As is this “laundry level on upper level across from bus station.” Nothing like a laundry with a view!

I smiled at this listing with its new “sub pump.” Because you certainly do not want your submarine to sink. Remember Das Boot?

If you’re an animal lover, or perhaps a veterinarian, you’ll be happy to know that the recent renovations in this new listing “include duck work.”  I have never worked with poultry in the trades, but I suppose the duck was brought in to fix the quacks. (Badaboom!)

I loved this unintentional gem: “24 hours irrevocable on all offers to arrange family members.” I wonder if they are arranged according to height, like a family portrait, where no one quite looks at the camera at the same time and  there’s always a little kid with his finger up his nose.

This new listing made me smile: “The lower level is ideal for a quest.”  I keep thinking of Don Quixote and Pancho Sanchez: sure hope the back yard has a windmill.

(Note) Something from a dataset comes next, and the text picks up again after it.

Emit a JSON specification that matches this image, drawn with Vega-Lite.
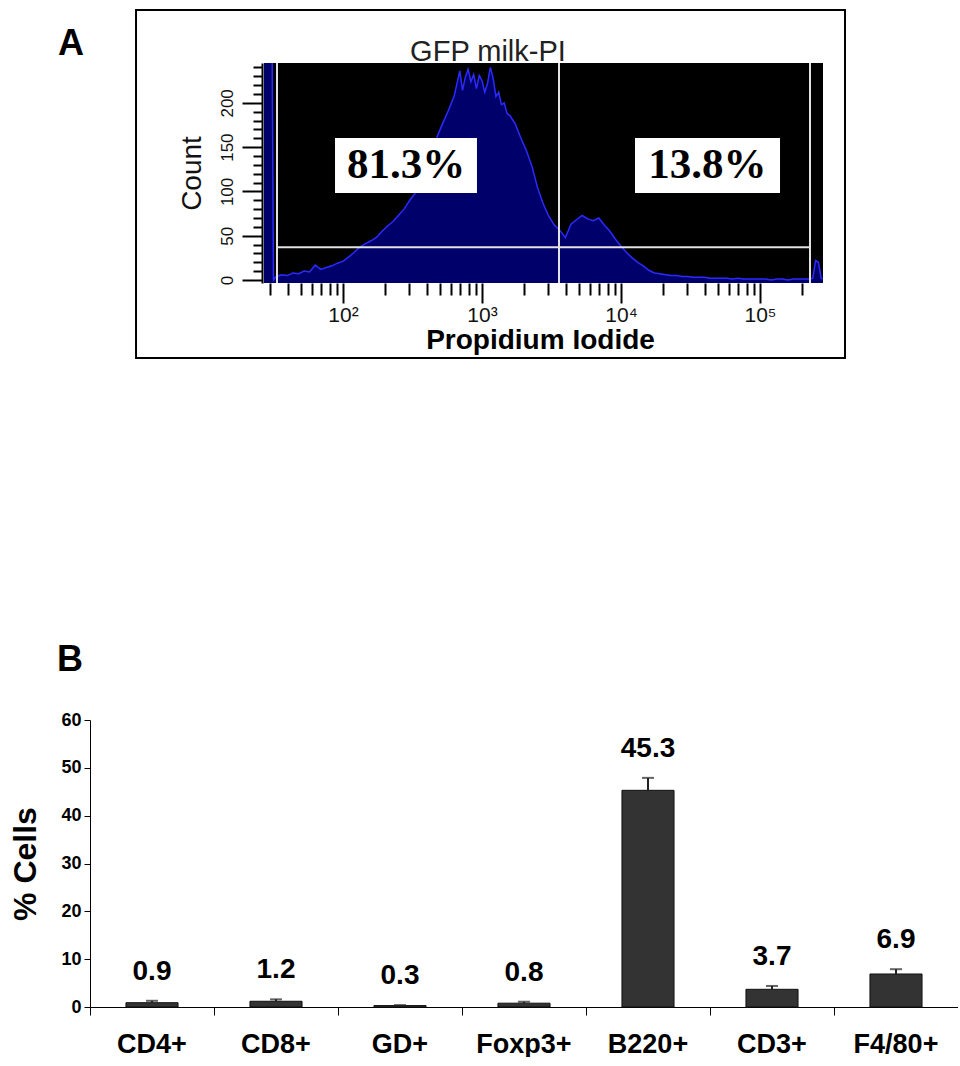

Schrodinger’s cat apparently lives in this new listing: “Unfinished finished basement offers additional storage.”

I’m not sure about this aggression expressed in this new typo: “Be the fist to live in this spectacular new Pied a Terre.” Freudian slip?

Talk about a home for commuters: “urban living with distant design.” There’s also an “Idea property for renovation contractor” for sale right now, although I think most would prefer bricks and mortar.

How about a home that features a “covered deck and mushroom area”? Personally, I find a mudroom a little more useful, but then, that’s just me.

I’m guessing this home would be well-suited for tailgate parties: “The basement features a full bar and lots of driveway space, perfect for entertaining.” Kind of like this multi-purpose garage that  doubles as some kind of butler’s pantry: “A single car attached garage provides access to the kitchen which provides for ample storage & counter workspace.”

I suspect this feature might turn a few off buyers, but they can’t claim they weren’t warned, thanks to the All-Caps lettering: “HUGE AND BRIGHT LVGRM WITH EXPLOSIVE WINDOWS.” Nothing like having to call the Bomb Squad to open and close your windows.

If you’re looking for something a little more mellow, and less dangerous, this property features “9 foot ceiling with pot lines throughout the main level.” And then there is this calm, quiet listing that comes with “composed decking.” So much better than angry decking, don’t you think?

I love the idea of a home that’s been “inspected by a hope inspector” — such a great idea. In troubled times like these, we could all use a little hope.  And maybe a leg master.